SSL challenge virtual press conference
Did you think you'd be able to break it so soon ? Or did it take longer than you estimated ?
The technique I used doesn't leave much room for surprise. I knew I would get the result in at most 15 days, with an expected average of 8 days. The actual time was the same as the expected time because the result was almost exactly in the middle of the search space. It could have taken only a few minutes (if I was extremely lucky) or the whole 15 days (if I was unlucky). The only way I would not have gotten a result within 15 days was if my program had a bug.
I think it's important to note that some of these (actually) 112 machines are quite old, and I could have done the job just as fast with 30 of the fastest workstation that we have (a DEC alphastation, which cost us little more that $10000). According to some letters I got, a MasPar machine would be about twice as fast. You would get roughly the same speed as I did on a network of 40 to 50 high-end Pentium(R) PCs.
Info on the CRACKing of Hal's second challenge
After 114456 seconds (31h 47m 36s) at 01:48:04 on 26th August 1995, Pete Wenzel reported that he had found the key - 9636340d46.
Pentiums hit a max speed of around 90Mhz in 1995 (according to cpu-museum.de). The current crop of computers is around 30 times faster. Top500.org's current list of the Top500 computers says that the current top computer can reach 70.72 teraflops of processing power. A P1 133Mhz is about 23 megaflops (FLOPS benchmark in Forth).
Okay, so let's say take 40 P1 133's at 23 megaflops each, that's 920 megaflops.
70.72 teraflops / 920 megaflops = 76,869.57
70,720,000,000,000 / 920,000,000 = 76,869.57
The world's fastest computer is 76,869.57 (approx) times faster than a cluster of computers that could crack SSL in on average 8 days or less.
8 days * 24 hours * 60 minutes = 11,520 minutes.
11,520 / 76,869.57 = 6.67 minutes
That's 1 SSL connection cracked every 7 minutes.

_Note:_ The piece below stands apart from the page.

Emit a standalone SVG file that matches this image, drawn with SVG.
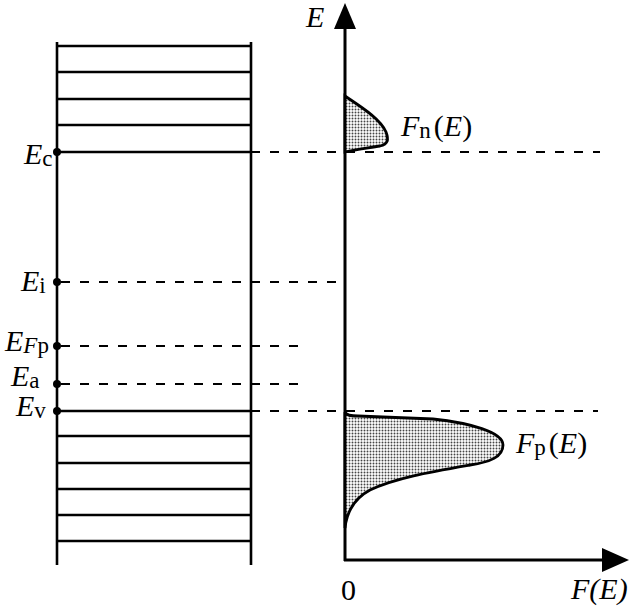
<svg xmlns="http://www.w3.org/2000/svg" width="638" height="611" viewBox="0 0 638 611">
<defs>
<pattern id="dots" width="3" height="3" patternUnits="userSpaceOnUse">
<rect width="3" height="3" fill="#ffffff"/>
<circle cx="1.5" cy="1.5" r="0.95" fill="#444"/>
</pattern>
<style>
.band{stroke:#000;stroke-width:2.6;fill:none}
.axis{stroke:#000;stroke-width:3;fill:none}
.dash{stroke:#000;stroke-width:2;stroke-dasharray:9 10;fill:none}
.curve{stroke:#000;stroke-width:2.8;fill:url(#dots)}
.lab{font-family:"Liberation Serif","Times New Roman",serif;font-size:30px;fill:#000}
.it{font-style:italic}
.sub{font-size:23px;font-style:normal}
</style>
</defs>
<rect width="638" height="611" fill="#fff"/>

<g id="band-diagram">
<line class="band" x1="57" y1="42" x2="57" y2="565"/>
<line class="band" x1="251" y1="42" x2="251" y2="565"/>
<line class="band" x1="57" y1="46" x2="251" y2="46"/>
<line class="band" x1="57" y1="72" x2="251" y2="72"/>
<line class="band" x1="57" y1="99" x2="251" y2="99"/>
<line class="band" x1="57" y1="125" x2="251" y2="125"/>
<line class="band" x1="57" y1="152" x2="251" y2="152"/>
<line class="band" x1="57" y1="411" x2="251" y2="411"/>
<line class="band" x1="57" y1="436" x2="251" y2="436"/>
<line class="band" x1="57" y1="463" x2="251" y2="463"/>
<line class="band" x1="57" y1="489" x2="251" y2="489"/>
<line class="band" x1="57" y1="515" x2="251" y2="515"/>
<line class="band" x1="57" y1="541" x2="251" y2="541"/>
</g>

<g id="connectors">
<line class="dash" x1="251" y1="152" x2="600" y2="152"/>
<line class="dash" x1="61" y1="282" x2="345" y2="282"/>
<line class="dash" x1="61" y1="346" x2="298" y2="346"/>
<line class="dash" x1="61" y1="384" x2="298" y2="384"/>
<line class="dash" x1="251" y1="411" x2="598" y2="411"/>
</g>

<g id="level-Ec">
<circle cx="57" cy="152" r="4"/>
<text class="lab it" x="24" y="164">E<tspan class="sub" dy="2">c</tspan></text>
</g>
<g id="level-Ei">
<circle cx="57" cy="282" r="4"/>
<text class="lab it" x="21" y="291">E<tspan class="sub" dy="2">i</tspan></text>
</g>
<g id="level-EFp">
<circle cx="57" cy="346" r="4"/>
<text class="lab it" x="5" y="351">E<tspan class="sub" dy="2" style="font-style:italic">F</tspan><tspan class="sub">p</tspan></text>
</g>
<g id="level-Ea">
<circle cx="57" cy="384" r="4"/>
<text class="lab it" x="11" y="386">E<tspan class="sub" dy="2">a</tspan></text>
</g>
<g id="level-Ev">
<circle cx="57" cy="411" r="4"/>
<text class="lab it" x="16" y="416">E<tspan class="sub" dy="2">v</tspan></text>
</g>

<g id="axes">
<line class="axis" x1="345" y1="561" x2="345" y2="24"/>
<polygon points="345,3 334,29 356,29" fill="#000"/>
<line class="axis" x1="344" y1="560" x2="606" y2="560"/>
<polygon points="629,560 602,548 602,572" fill="#000"/>
<text class="lab it" x="306" y="27">E</text>
<text class="lab" x="341" y="600">0</text>
<text class="lab it" x="571" y="599">F(E)</text>
</g>

<g id="Fn-curve">
<path class="curve" d="M345,96 C358,105 380,118 386,132 C389,140 388,144 380,146 C368,148 352,150 345,152 Z"/>
<text class="lab" x="401" y="136"><tspan class="it">F</tspan><tspan class="sub" dy="2">n</tspan><tspan dy="-2" dx="3">(</tspan><tspan class="it">E</tspan>)</text>
</g>

<g id="Fp-curve">
<path class="curve" d="M345,412 C346,415 349,416 358,416 L433,419 C470,423 503,432 503,445 C503,457 490,462 470,465 C430,472 395,478 370,490 C355,498 347,510 345,528 Z"/>
<text class="lab" x="516" y="453"><tspan class="it">F</tspan><tspan class="sub" dy="2">p</tspan><tspan dy="-2" dx="3">(</tspan><tspan class="it">E</tspan>)</text>
</g>
</svg>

We've gone from 8 days on average to less than 8 minutes.
Okay, that's supercomputers (which the government may very well own), but what about home computers? After all, the original test was conducted on home computers.
It took a cluster of 40-50 P 90's 8 days to crack SSL. A top of the line home computer is about 30 times faster than a P90, so it would take you a little over 8 days to crack SSL on your home computer, let's say 2 weeks. 14 home computers networked together could crack SSL in a single day.